Within five minutes of that conversation, I was flying down Interstate 5 at about a solid 70 MPH, rushing to the hospital. I was admitted around 7:30 in the morning and by 10:45 AM, I was being prepped for an emergency cesaerian. She was 7 pounds, 7 ounces with a head full of dark hair. Between the drugs given and my own terror of the experience, I lay there as they cleaned her. I could hear her crying, screaming to the world about her displeasure of being ripped from her warm and safe environment...............

Hard to believe it has been almost a year. Hard to believe how much she has grown when I look at the pictures B and J send me. She ended up with dark hair and dark blue eyes, contrasting her big sister's blond hair and green eyes. And even though there are some obvious differences in their appearance, she almost could pass as M's twin, their faces look that much alike.

For a while, I was content with my decision. I was not pressured, coerced or forced into it. Some part of me feels that my parents' comments pushed me in that direction, but at the same time, I will not place the blame with someone else. I did not have to do it. They didn't force it.
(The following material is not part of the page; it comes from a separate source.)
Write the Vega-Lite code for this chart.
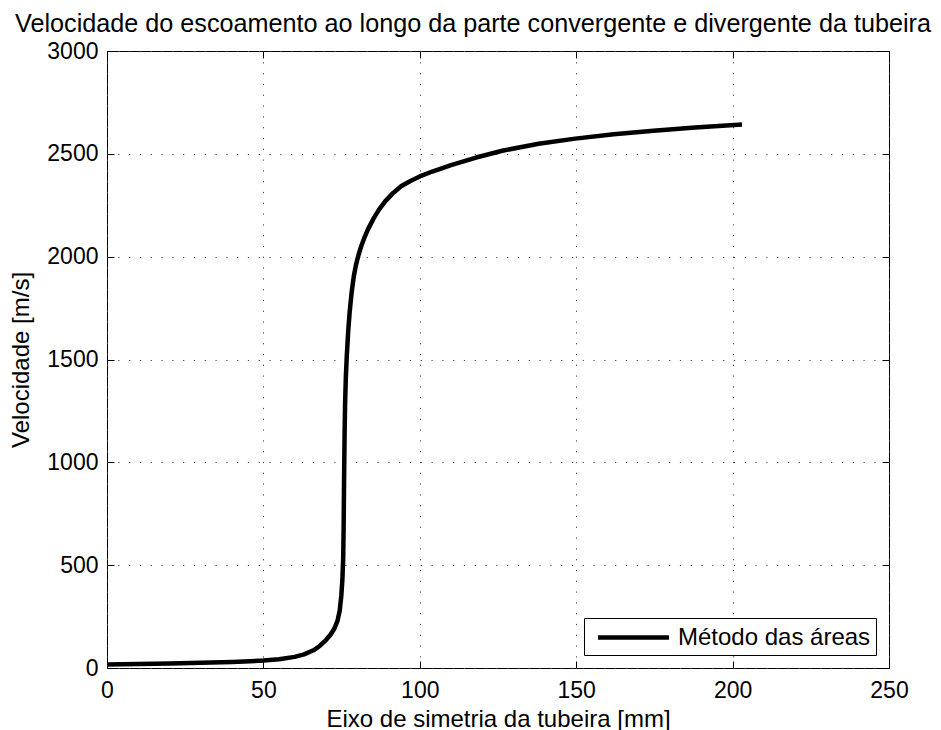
{
  "$schema": "https://vega.github.io/schema/vega-lite/v6.json",
  "width": 782,
  "height": 617,
  "autosize": "none",
  "padding": {"left": 107, "top": 51, "right": 52, "bottom": 62},
  "background": "white",
  "config": {
    "font": "Liberation Sans",
    "view": {"stroke": "black", "strokeWidth": 1},
    "axis": {
      "labelFont": "Liberation Sans",
      "titleFont": "Liberation Sans",
      "labelFontSize": 23,
      "titleFontSize": 24,
      "labelColor": "black",
      "titleColor": "black",
      "titleFontWeight": "normal",
      "domain": false,
      "ticks": true,
      "tickColor": "black",
      "tickWidth": 1,
      "tickSize": -7,
      "gridColor": "#444",
      "gridDash": [1.2, 9.6],
      "gridWidth": 1
    }
  },
  "title": {
    "text": "Velocidade do escoamento ao longo da parte convergente e divergente da tubeira",
    "font": "Liberation Sans",
    "fontSize": 25.2,
    "fontWeight": "normal",
    "color": "black",
    "anchor": "middle",
    "dx": -25,
    "offset": 3
  },
  "data": {
    "values": [
      {"x": 0, "v": 17, "serie": "Método das áreas"},
      {"x": 10, "v": 19, "serie": "Método das áreas"},
      {"x": 20, "v": 22, "serie": "Método das áreas"},
      {"x": 30, "v": 25, "serie": "Método das áreas"},
      {"x": 40, "v": 29, "serie": "Método das áreas"},
      {"x": 50, "v": 36, "serie": "Método das áreas"},
      {"x": 55, "v": 43, "serie": "Método das áreas"},
      {"x": 60, "v": 54, "serie": "Método das áreas"},
      {"x": 63, "v": 66, "serie": "Método das áreas"},
      {"x": 66, "v": 86, "serie": "Método das áreas"},
      {"x": 68, "v": 107, "serie": "Método das áreas"},
      {"x": 70, "v": 136, "serie": "Método das áreas"},
      {"x": 71.5, "v": 163, "serie": "Método das áreas"},
      {"x": 72.7, "v": 192, "serie": "Método das áreas"},
      {"x": 73.7, "v": 230, "serie": "Método das áreas"},
      {"x": 74.4, "v": 280, "serie": "Método das áreas"},
      {"x": 74.9, "v": 350, "serie": "Método das áreas"},
      {"x": 75.25, "v": 430, "serie": "Método das áreas"},
      {"x": 75.5, "v": 530, "serie": "Método das áreas"},
      {"x": 75.65, "v": 680, "serie": "Método das áreas"},
      {"x": 75.75, "v": 850, "serie": "Método das áreas"},
      {"x": 75.85, "v": 1000, "serie": "Método das áreas"},
      {"x": 75.97, "v": 1150, "serie": "Método das áreas"},
      {"x": 76.12, "v": 1290, "serie": "Método das áreas"},
      {"x": 76.35, "v": 1410, "serie": "Método das áreas"},
      {"x": 76.65, "v": 1515, "serie": "Método das áreas"},
      {"x": 77.1, "v": 1635, "serie": "Método das áreas"},
      {"x": 77.6, "v": 1735, "serie": "Método das áreas"},
      {"x": 78.2, "v": 1825, "serie": "Método das áreas"},
      {"x": 78.9, "v": 1905, "serie": "Método das áreas"},
      {"x": 79.6, "v": 1960, "serie": "Método das áreas"},
      {"x": 80.4, "v": 2008, "serie": "Método das áreas"},
      {"x": 81.3, "v": 2052, "serie": "Método das áreas"},
      {"x": 82.3, "v": 2093, "serie": "Método das áreas"},
      {"x": 83.5, "v": 2135, "serie": "Método das áreas"},
      {"x": 85.2, "v": 2185, "serie": "Método das áreas"},
      {"x": 87, "v": 2230, "serie": "Método das áreas"},
      {"x": 89, "v": 2270, "serie": "Método das áreas"},
      {"x": 91.5, "v": 2310, "serie": "Método das áreas"},
      {"x": 94, "v": 2342, "serie": "Método das áreas"},
      {"x": 97, "v": 2368, "serie": "Método das áreas"},
      {"x": 100, "v": 2390, "serie": "Método das áreas"},
      {"x": 104, "v": 2414, "serie": "Método das áreas"},
      {"x": 110, "v": 2445, "serie": "Método das áreas"},
      {"x": 118, "v": 2482, "serie": "Método das áreas"},
      {"x": 126.7, "v": 2516, "serie": "Método das áreas"},
      {"x": 138, "v": 2549, "serie": "Método das áreas"},
      {"x": 149.7, "v": 2574, "serie": "Método das áreas"},
      {"x": 162, "v": 2595, "serie": "Método das áreas"},
      {"x": 174.7, "v": 2612, "serie": "Método das áreas"},
      {"x": 188, "v": 2628, "serie": "Método das áreas"},
      {"x": 203, "v": 2643, "serie": "Método das áreas"}
    ]
  },
  "layer": [
    {
      "mark": {"type": "line", "strokeWidth": 4.5, "interpolate": "linear", "strokeJoin": "round"},
      "encoding": {
        "x": {
          "field": "x", "type": "quantitative",
          "scale": {"domain": [0, 250], "nice": false, "zero": false},
          "axis": {"orient": "bottom", "title": "Eixo de simetria da tubeira [mm]", "values": [0, 50, 100, 150, 200, 250], "format": "d", "labelPadding": 18, "titlePadding": 5, "labelFlush": false}
        },
        "y": {
          "field": "v", "type": "quantitative",
          "scale": {"domain": [0, 3000], "nice": false},
          "axis": {"orient": "left", "title": "Velocidade [m/s]", "values": [0, 500, 1000, 1500, 2000, 2500, 3000], "format": "d", "labelPadding": 16, "titlePadding": 13, "labelFlush": false}
        },
        "color": {
          "field": "serie", "type": "nominal",
          "scale": {"range": ["black"]},
          "legend": {
            "title": null,
            "orient": "bottom-right",
            "offset": 13,
            "symbolType": "M-3,0H3",
            "symbolSize": 560,
            "symbolStrokeWidth": 4.5,
            "labelFontSize": 24,
            "labelFont": "Liberation Sans",
            "labelColor": "black",
            "labelLimit": 400,
            "strokeColor": "black",
            "fillColor": "white",
            "padding": 5,
            "symbolOffset": 30,
            "labelOffset": 30
          }
        }
      }
    },
    {
      "mark": {"type": "line", "strokeOpacity": 0},
      "encoding": {
        "x": {
          "field": "x", "type": "quantitative",
          "axis": {"orient": "top", "title": null, "labels": false, "grid": false, "values": [0, 50, 100, 150, 200, 250]}
        },
        "y": {
          "field": "v", "type": "quantitative",
          "axis": {"orient": "right", "title": null, "labels": false, "grid": false, "values": [0, 500, 1000, 1500, 2000, 2500, 3000]}
        }
      }
    }
  ]
}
She is forever in my heart, my Alicya. Hopefully one day when we meet again, she will forgive me for trying to think of her. Forgive me for taking away her sister, her grandmother, her uncle, even her father....I hope that she will harbor no ill will towards me, her mother, the one who did not know what to do and had almost terminated her out of desperation. I miss her. I love her. Both her big sister and I are forever changed by my actions. All three of us are forever changed. I cannot change it back, as much as I want to sometimes. I must live with my decision and hope that my children will forgive me.